The Colliers Index has been downgraded to a 3 from a 6 in March. This score reflects the continued effects of COVID-19 upon economic conditions in the United States. Atlanta is no exception to the negative circumstances; however, its industry diversity and significance as a regional distribution hub will help the area recover quicker than most other major metros.
Current Market Conditions
Where to even begin? The economy has basically shut down and remains in flux. A recession is likely, if not already here. And the March jobs report reflected the beginning of the impact of COVID-19 to the nation's employment situation. The indicators remain discouraging.
Metro Atlanta is beginning to see a hit to its economy. The restaurant and hospitality sectors have been crushed. Job number from the latest data (February) are already showing losses.
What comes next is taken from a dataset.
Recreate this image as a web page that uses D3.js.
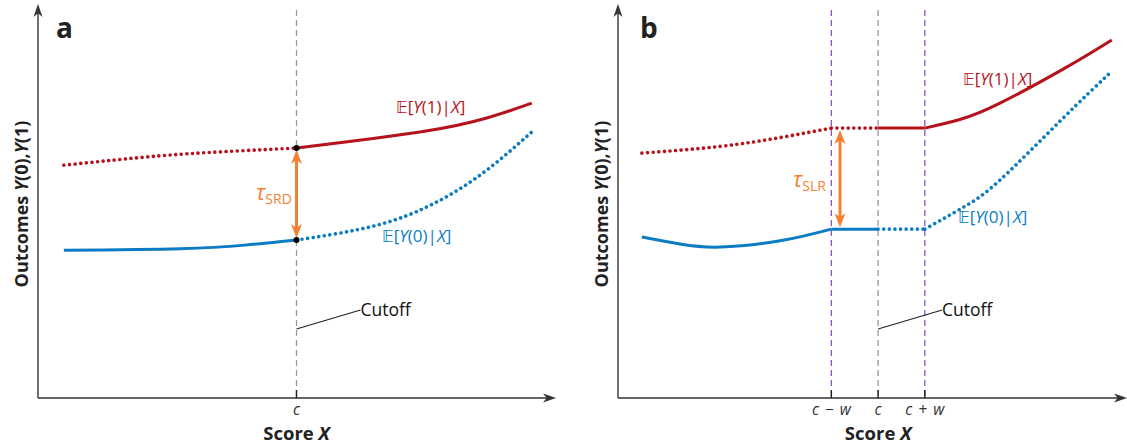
<!DOCTYPE html>
<html><head><meta charset="utf-8">
<script src="https://cdn.jsdelivr.net/npm/d3@7"></script>
<style>body{margin:0;background:#fff;} svg{display:block}</style>
</head><body><svg id="c" width="1127" height="444"></svg>
<script>
// ---------- data (x: score, y: outcome, both in 0..100 units) ----------
const panelNames = ["a", "b"];
const cutoffA = 50;
const cutoffB = 51.2;
const bandW = 9.2;
const ticksA = [{v: 50, label: "c"}];
const ticksB = [{v: 42.0, label: "c − w"}, {v: 51.2, label: "c"}, {v: 60.4, label: "c + w"}];

// Panel a (each series is a list of smooth pieces)
const redA_unobs = [[[5, 59.7], [23.6, 62.1], [38, 63.3], [50, 64.1]]];
const redA_obs   = [[[50, 64.1], [73.9, 68.2], [86.8, 71.8], [95.5, 75.6]]];
const blueA_obs  = [[[5, 37.9], [27.5, 38.3], [40, 39.2], [50, 40.5]]];
const blueA_unobs= [[[50, 40.5], [62, 43.2], [72.9, 47.6], [84.5, 56.2], [95.5, 68.2]]];

// Panel b
const redB_unobs = [[[4.7, 62.8], [20, 64.5], [32, 66.8], [42.0, 69.2]], [[42.0, 69.2], [51.2, 69.2]]];
const redB_obs   = [[[51.2, 69.2], [60.4, 69.2]], [[60.4, 69.2], [67.3, 71.4], [75.2, 75.6], [88.4, 84.9], [97.2, 91.8]]];
const blueB_obs  = [[[4.7, 41.3], [12.2, 39.5], [20.1, 38.7], [31.9, 40.3], [42.0, 43.3]], [[42.0, 43.3], [51.2, 43.3]]];
const blueB_unobs= [[[51.2, 43.3], [60.4, 43.3]], [[60.4, 43.3], [68.1, 49.0], [75.2, 55.9], [87.4, 71.5], [97.2, 83.8]]];

const tauA = {x: 50, y0: 64.1, y1: 40.5, sub: "SRD"};
const tauB = {x: 43.7, y0: 69.2, y1: 43.3, sub: "SLR"};

// ---------- styles ----------
const RED = "#b5121b", BLUE = "#0b7cc3", ORANGE = "#f4812f", PURPLE = "#8d52c9", GRAY = "#9a9a9a", AXIS = "#333";
const FONT = "'Open Sans', 'Noto Sans', sans-serif";

const svg = d3.select("#c");

function arrowHead(g, x, y, ang, L, W, color) {
  g.append("path")
    .attr("d", `M0,0 L${-L},${W/2} L${-L*0.72},0 L${-L},${-W/2} Z`)
    .attr("transform", `translate(${x},${y}) rotate(${ang})`)
    .attr("fill", color);
}

function panel(opts) {
  const g = svg.append("g");
  const x = d3.scaleLinear().domain([0, 100]).range([opts.x0, opts.x1]);
  const y = d3.scaleLinear().domain([0, 100]).range([398, 8]);
  const line = d3.line().x(d => x(d[0])).y(d => y(d[1])).curve(d3.curveNatural);

  // vertical dashed lines
  opts.vlines.forEach(v => {
    g.append("line").attr("x1", x(v.v)).attr("x2", x(v.v)).attr("y1", y(100) + 2).attr("y2", y(0))
      .attr("stroke", v.color).attr("stroke-width", 1.3).attr("stroke-dasharray", "6 4");
  });

  // axes
  g.append("line").attr("x1", x(0)).attr("x2", x(0)).attr("y1", y(0)).attr("y2", 10)
    .attr("stroke", AXIS).attr("stroke-width", 1.4);
  arrowHead(g, x(0), 4, -90, 13, 9, AXIS);
  g.append("line").attr("x1", x(0)).attr("x2", opts.axisEnd - 6).attr("y1", y(0)).attr("y2", y(0))
    .attr("stroke", AXIS).attr("stroke-width", 1.4);
  arrowHead(g, opts.axisEnd, y(0), 0, 13, 9, AXIS);

  // ticks
  opts.ticks.forEach(t => {
    g.append("line").attr("x1", x(t.v)).attr("x2", x(t.v)).attr("y1", y(0)).attr("y2", y(0) - 8)
      .attr("stroke", "#222").attr("stroke-width", 1.4);
    g.append("text").attr("x", x(t.v)).attr("y", 415).attr("text-anchor", "middle")
      .attr("font-family", FONT).attr("font-style", "italic").attr("font-size", 15.5).attr("fill", "#333")
      .attr("word-spacing", 2).text(t.label);
  });

  // curves
  const solid = (pieces, color) => pieces.forEach(data => g.append("path").attr("d", line(data)).attr("fill", "none")
    .attr("stroke", color).attr("stroke-width", 3));
  const dotted = (pieces, color) => {
    const d = pieces.map(p => line(p)).join(" ");
    g.append("path").attr("d", d).attr("fill", "none")
      .attr("stroke", color).attr("stroke-width", 3.6).attr("stroke-linecap", "round")
      .attr("stroke-dasharray", "0.01 5.6");
  };
  dotted(opts.redUnobs, RED);
  solid(opts.redObs, RED);
  solid(opts.blueObs, BLUE);
  dotted(opts.blueUnobs, BLUE);

  // orange double arrow
  const t = opts.tau;
  g.append("line").attr("x1", x(t.x)).attr("x2", x(t.x)).attr("y1", y(t.y0) + 8).attr("y2", y(t.y1) - 8)
    .attr("stroke", ORANGE).attr("stroke-width", 3);
  arrowHead(g, x(t.x), y(t.y0) + 2, -90, 14, 11, ORANGE);
  arrowHead(g, x(t.x), y(t.y1) - 2, 90, 14, 11, ORANGE);
  if (opts.dots) {
    [t.y0, t.y1].forEach(v => g.append("circle").attr("cx", x(t.x)).attr("cy", y(v)).attr("r", 3).attr("fill", "#000"));
  }
  const tt = g.append("text").attr("x", opts.tauLabel[0]).attr("y", opts.tauLabel[1])
    .attr("font-family", FONT).attr("fill", ORANGE);
  tt.append("tspan").attr("font-style", "italic").attr("font-size", 22).text("τ");
  tt.append("tspan").attr("font-size", 14).attr("dy", 4).text(t.sub);

  // expectation labels
  const eLabel = (pos, arg, color) => {
    const tx = g.append("text").attr("x", pos[0]).attr("y", pos[1]).attr("font-family", FONT)
      .attr("font-size", 17).attr("fill", color);
    tx.append("tspan").attr("font-family", "'DejaVu Sans', sans-serif").attr("font-size", 16).text("𝔼");
    tx.append("tspan").text("[");
    tx.append("tspan").attr("font-style", "italic").text("Y");
    tx.append("tspan").text(`(${arg})|`);
    tx.append("tspan").attr("font-style", "italic").text("X");
    tx.append("tspan").text("]");
  };
  eLabel(opts.red1Label, 1, RED);
  eLabel(opts.blue0Label, 0, BLUE);

  // cutoff annotation
  g.append("line").attr("x1", x(opts.cut)).attr("y1", 329).attr("x2", x(opts.cut) + 64).attr("y2", 310)
    .attr("stroke", "#222").attr("stroke-width", 1.2);
  g.append("text").attr("x", x(opts.cut) + 64).attr("y", 316).attr("font-family", FONT)
    .attr("font-size", 17.5).attr("fill", "#111").text("Cutoff");

  // axis titles
  const st = g.append("text").attr("x", x(opts.cut)).attr("y", 440).attr("text-anchor", "middle")
    .attr("font-family", FONT).attr("font-weight", 700).attr("font-size", 18.5).attr("fill", "#222");
  st.append("tspan").text("Score ");
  st.append("tspan").attr("font-style", "italic").text("X");

  const yt = g.append("text").attr("transform", `translate(${x(0) - 10},204) rotate(-90)`)
    .attr("text-anchor", "middle").attr("font-family", FONT).attr("font-weight", 700)
    .attr("font-size", 18).attr("fill", "#222");
  yt.append("tspan").text("Outcomes ");
  yt.append("tspan").attr("font-style", "italic").text("Y");
  yt.append("tspan").text("(0),");
  yt.append("tspan").attr("font-style", "italic").text("Y");
  yt.append("tspan").text("(1)");

  // panel letter
  g.append("text").attr("x", opts.letterX).attr("y", 38).attr("font-family", FONT).attr("font-weight", 700)
    .attr("font-size", 28).attr("fill", "#222").text(opts.name);
}

panel({
  name: panelNames[0], x0: 38, x1: 555, axisEnd: 556, cut: cutoffA, ticks: ticksA,
  vlines: [{v: cutoffA, color: GRAY}],
  redUnobs: redA_unobs, redObs: redA_obs, blueObs: blueA_obs, blueUnobs: blueA_unobs,
  tau: tauA, dots: true, tauLabel: [256, 200],
  red1Label: [396, 113], blue0Label: [382, 242], letterX: 56
});
panel({
  name: panelNames[1], x0: 618, x1: 1126, axisEnd: 1127, cut: cutoffB, ticks: ticksB,
  vlines: [{v: cutoffB - bandW, color: PURPLE}, {v: cutoffB, color: GRAY}, {v: cutoffB + bandW, color: PURPLE}],
  redUnobs: redB_unobs, redObs: redB_obs, blueObs: blueB_obs, blueUnobs: blueB_unobs,
  tau: tauB, dots: false, tauLabel: [793, 187],
  red1Label: [963, 85], blue0Label: [958, 223], letterX: 640
});
</script>
</body></html>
If not for positive Q1 office and industrial data, the index would be lower.
Stocks are in bear market territory, hitting levels not seen since 2017. Signs of revival have sprung up as of late, but the market will remain volatile until a promising end to the pandemic.
As anticipated, oil has dipped into the $20s and nations are running out of storage options as surpluses increase. OPEC is expected to make major cuts to production levels in the coming months.
The Fed slashed its benchmark interest rate to zero in March, and plans to keep it at this level until the economy has 'weathered' the COVID-19 pandemic. Quantitative easing of $700B is expected to be the first installment of more moves later to help keep markets calm.
Forecasted GDP from multiple sources show a bloodbath. Q1 is anticipated to be positive given productivity in the first 2 months of the year; however Q2 projections of -34.0% are staggering.